The recent Mississippi cases are among many sexual misconduct incidents in America. An Associated Press investigation found 2,570 educators whose teaching credentials were revoked, denied, surrendered, or sanctioned from 2001 through 2005 following allegations of sexual misconduct.

Randy Hodges, superintendent of the Lauderdale County, Miss., school district that instituted the "no text message" policy between teachers and students, maintained that his district's new policy was not in response to any particular incident, but acknowledged that the rules were designed to prevent sexual misconduct.

"We had a lawyer who gave ... the example that three employees in the state who had inappropriate messages on their text ended up in prison, to make a long story short," Hodges said. "The messages had some sort of inappropriate language and sexual content, and this was designed to prevent just that -- it's about us trying to be proactive and not having to deal with it after the fact."

While text messaging has grown to become a favored form of communication for teenagers, the rise of Internet social networking sites like MySpace and Facebook presents an even newer source of administrative and parental concern.

Material posted by both students and teachers on social networking sites has led school boards to take disciplinary action.

"The policy is always playing catch-up to the technology, and that's what's happening with these schools," said National School Board Association (NSBA) senior staff attorney Tom Hutton. "They're relatively new policies because the use of these kinds of platforms for educational purposes is relatively new; you want to encourage the use of technology, but how do you make sure you're protecting children against some of the potential downsides?"

Ben Burnett, superintendent of the Lamar school district that banned teacher-student communication on social networking sites, said he didn't expect the national media attention that has followed the district's new policy, but added it was common sense to regulate Internet communication.

"We didn't know we would be blazing a trail with this, but I would assume that with so many people of all ages using the Internet and these kinds of sites, it would be such an easy way for children to get drawn into an inappropriate relationship with an employee," he said. "But our policy doesn't prevent students and teachers from creating and using these type of sites -- that's their First Amendment rights.
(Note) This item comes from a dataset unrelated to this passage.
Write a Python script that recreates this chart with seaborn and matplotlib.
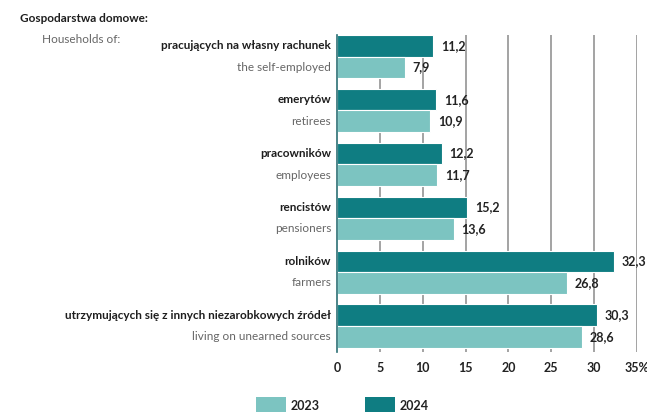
import matplotlib
matplotlib.use("Agg")
import matplotlib.pyplot as plt
import matplotlib.patches as mpatches
import matplotlib.transforms as mtransforms
import seaborn as sns
import pandas as pd

# data
labels_pl = [
    "pracujących na własny rachunek",
    "emerytów",
    "pracowników",
    "rencistów",
    "rolników",
    "utrzymujących się z innych niezarobkowych źródeł",
]
labels_en = [
    "the self-employed",
    "retirees",
    "employees",
    "pensioners",
    "farmers",
    "living on unearned sources",
]
values_2024 = [11.2, 11.6, 12.2, 15.2, 32.3, 30.3]
values_2023 = [7.9, 10.9, 11.7, 13.6, 26.8, 28.6]
years = ["2024", "2023"]
xticks = [0, 5, 10, 15, 20, 25, 30, 35]
xtick_labels = ["0", "5", "10", "15", "20", "25", "30", "35%"]

dark = "#0f7d82"
light = "#7cc4c1"
palette = {"2024": dark, "2023": light}

df = pd.DataFrame({
    "group": labels_pl * 2,
    "year": ["2024"] * len(labels_pl) + ["2023"] * len(labels_pl),
    "value": values_2024 + values_2023,
})

sns.set_style("white")
plt.rcParams["font.family"] = ["Lato", "DejaVu Sans"]
fs = 8.5

fig = plt.figure(figsize=(6.47, 4.12), dpi=100)
ax = fig.add_axes([0.521, 0.146, 0.4635, 0.769])

# grid behind bars
for t in xticks[1:]:
    ax.axvline(t, color="#8a8a8a", lw=1.1, zorder=0)

sns.barplot(data=df, y="group", x="value", hue="year", hue_order=years,
            order=labels_pl, palette=palette, saturation=1, orient="h",
            width=0.8, edgecolor="white", linewidth=0.8, legend=False,
            ax=ax, zorder=2)

ax.set_xlim(0, 35)
ax.set_ylim(5.48, -0.40)
ax.set_xticks(xticks)
ax.set_xticklabels(xtick_labels, fontsize=fs + 0.5, fontweight="bold",
                   color="#222222")
ax.tick_params(axis="x", length=0, pad=7)
ax.set_yticks([])
ax.set_xlabel("")
ax.set_ylabel("")
for s in ["top", "right", "bottom"]:
    ax.spines[s].set_visible(False)
ax.spines["left"].set_color("#2c6f74")
ax.spines["left"].set_linewidth(1.2)

# value labels
for i, (v24, v23) in enumerate(zip(values_2024, values_2023)):
    ax.text(v24 + 0.9, i - 0.2, f"{v24:.1f}".replace(".", ","), va="center",
            ha="left", fontsize=fs + 0.5, fontweight="bold", color="#222222")
    ax.text(v23 + 0.9, i + 0.2, f"{v23:.1f}".replace(".", ","), va="center",
            ha="left", fontsize=fs + 0.5, fontweight="bold", color="#222222")

# category labels left of the axis
trans = mtransforms.blended_transform_factory(ax.transAxes, ax.transData)
for i, (pl, en) in enumerate(zip(labels_pl, labels_en)):
    ax.text(-0.02, i - 0.2, pl, transform=trans, ha="right", va="center",
            fontsize=fs, fontweight="bold", color="#1e1e1e")
    ax.text(-0.02, i + 0.2, en, transform=trans, ha="right", va="center",
            fontsize=fs, color="#666666")

fig.text(0.031, 0.955, "Gospodarstwa domowe:", fontsize=fs, fontweight="bold",
         color="#1e1e1e", ha="left", va="center")
fig.text(0.186, 0.903, "Households of:", fontsize=fs, color="#666666",
         ha="right", va="center")

# legend at the bottom
legend_items = [("2023", light, 256), ("2024", dark, 365)]
for name, col, x0 in legend_items:
    fig.patches.append(mpatches.Rectangle((x0 / 647, -0.01), 30 / 647, 0.047,
                                          transform=fig.transFigure,
                                          facecolor=col, edgecolor="none"))
    fig.text((x0 + 35) / 647, 0.015, name, fontsize=fs + 0.5,
             fontweight="bold", color="#222222", ha="left", va="center")

fig.savefig("out.png", dpi=100)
This is just to restrict communication that might only occur on informal, social Web sites."

Burnett said the district has to be careful when restricting communication between students and teachers.

"The downside is that part of being a good teacher is having a good relationship with a kid. You have to get to know a child to form a relationship, and then education can happen. In fact, no learning will happen until then," he said. "But we have so many different avenues for educational communication, and have really incorporated technology in so many ways in trying to change the culture of how we educate students, that we felt we could do this for the safety of the kids."

Lauderdale superintendent Hodges too admitted that communication via means such as text messaging could be beneficial for teachers and students, but said that possibility did not outweigh the risks.

"Anything you do you try to use a common sense approach, but we felt you couldn't really leave a gray area. There were just too many problems that could occur."